• [WORK TO BE COMPLETED]: Write the lines out again, from the top of the material to the line containing "Serif, Times New", pictures excluded.

• [SOURCE DATA]:

* * * *

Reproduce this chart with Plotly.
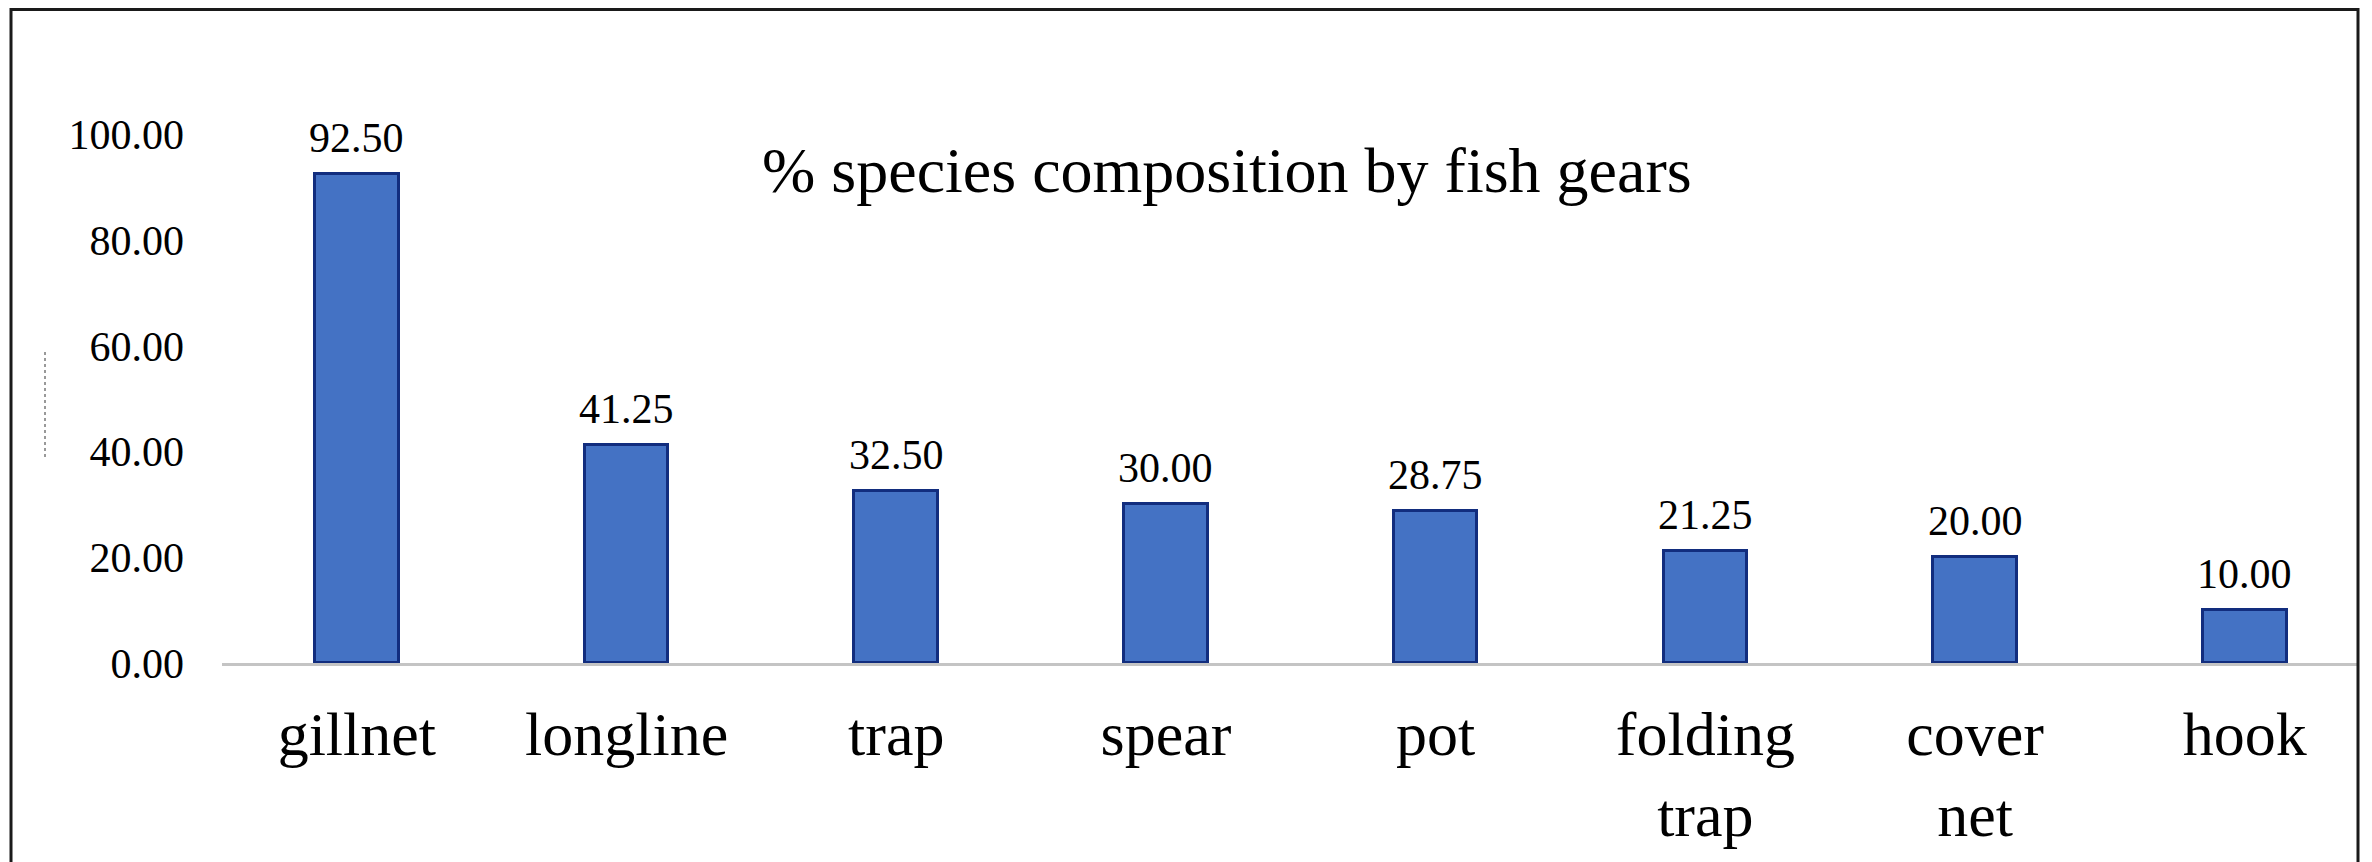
import plotly.graph_objects as go

categories = ["gillnet", "longline", "trap", "spear", "pot", "folding<br>trap", "cover<br>net", "hook"]
values = [92.50, 41.25, 32.50, 30.00, 28.75, 21.25, 20.00, 10.00]
y_ticks = [0, 20, 40, 60, 80, 100]
y_tick_labels = ["0.00", "20.00", "40.00", "60.00", "80.00", "100.00"]
title_text = "% species composition by fish gears"

# The page body adds an 8px margin, so the figure is drawn 8px in from the window edge.
OFF = 8
W, H = 2372 - OFF, 862 - OFF
PLOT_L, PLOT_R, PLOT_T, PLOT_B = 222 - OFF, 2358 - OFF, 108 - OFF, 663 - OFF
ML, MR, MT, MB = PLOT_L, W - PLOT_R, PLOT_T, H - PLOT_B
FONT = "Liberation Serif, Times New Roman, serif"

fig = go.Figure()
fig.add_trace(go.Bar(
    x=list(range(len(categories))),
    y=values,
    width=0.31,
    marker=dict(color="#4472C4", line=dict(color="#122D7E", width=3)),
    hoverinfo="skip",
))

for i, v in enumerate(values):
    fig.add_annotation(
        x=i, y=v, text=f"{v:.2f}", showarrow=False,
        yanchor="bottom", yshift=11,
        font=dict(family=FONT, size=42, color="#000"),
    )

pw = W - ML - MR
ph = H - MT - MB

def px_x(p):
    # p: screenshot pixel
    return (p - OFF - ML) / pw

def px_y(p):
    return (H - MB - (p - OFF)) / ph

# title
fig.add_annotation(
    xref="paper", yref="paper", x=px_x(1227), y=px_y(170),
    text=title_text, showarrow=False, xanchor="center", yanchor="middle",
    font=dict(family=FONT, size=64, color="#000"),
)

# outer border (top edge clamped inside the figure)
fig.add_shape(type="rect", xref="paper", yref="paper",
              x0=px_x(11), x1=px_x(2358), y0=px_y(880), y1=px_y(OFF + 1.5),
              line=dict(color="#1a1a1a", width=3), fillcolor="rgba(0,0,0,0)",
              layer="above")
# faint dotted remnant on the left
fig.add_shape(type="line", xref="paper", yref="paper",
              x0=px_x(45), x1=px_x(45), y0=px_y(352), y1=px_y(458),
              line=dict(color="#999", width=2, dash="dot"))

fig.update_layout(
    width=W, height=H,
    margin=dict(l=ML, r=MR, t=MT, b=MB, pad=0),
    paper_bgcolor="white", plot_bgcolor="white",
    showlegend=False,
    bargap=0,
    xaxis=dict(
        range=[-0.5, 7.42],
        automargin=False,
        tickmode="array",
        tickvals=list(range(len(categories))),
        ticktext=categories,
        showgrid=False, zeroline=False,
        showline=True, linecolor="#C4C4C4", linewidth=3,
        ticks="", ticklabelstandoff=15,
        tickfont=dict(family=FONT, size=62, color="#000"),
    ),
    yaxis=dict(
        range=[0, 105],
        automargin=False,
        tickmode="array", tickvals=y_ticks, ticktext=y_tick_labels,
        showgrid=False, zeroline=False, showline=False,
        ticks="", ticklabelstandoff=37,
        tickfont=dict(family=FONT, size=42, color="#000"),
    ),
)

fig.write_html("out.html")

* * * *

• [SOLUTION TO THIS EXERCISE]:
Reproduce this chart with Plotly.
import plotly.graph_objects as go

categories = ["gillnet", "longline", "trap", "spear", "pot", "folding<br>trap", "cover<br>net", "hook"]
values = [92.50, 41.25, 32.50, 30.00, 28.75, 21.25, 20.00, 10.00]
y_ticks = [0, 20, 40, 60, 80, 100]
y_tick_labels = ["0.00", "20.00", "40.00", "60.00", "80.00", "100.00"]
title_text = "% species composition by fish gears"

# The page body adds an 8px margin, so the figure is drawn 8px in from the window edge.
OFF = 8
W, H = 2372 - OFF, 862 - OFF
PLOT_L, PLOT_R, PLOT_T, PLOT_B = 222 - OFF, 2358 - OFF, 108 - OFF, 663 - OFF
ML, MR, MT, MB = PLOT_L, W - PLOT_R, PLOT_T, H - PLOT_B
FONT = "Liberation Serif, Times New Roman, serif"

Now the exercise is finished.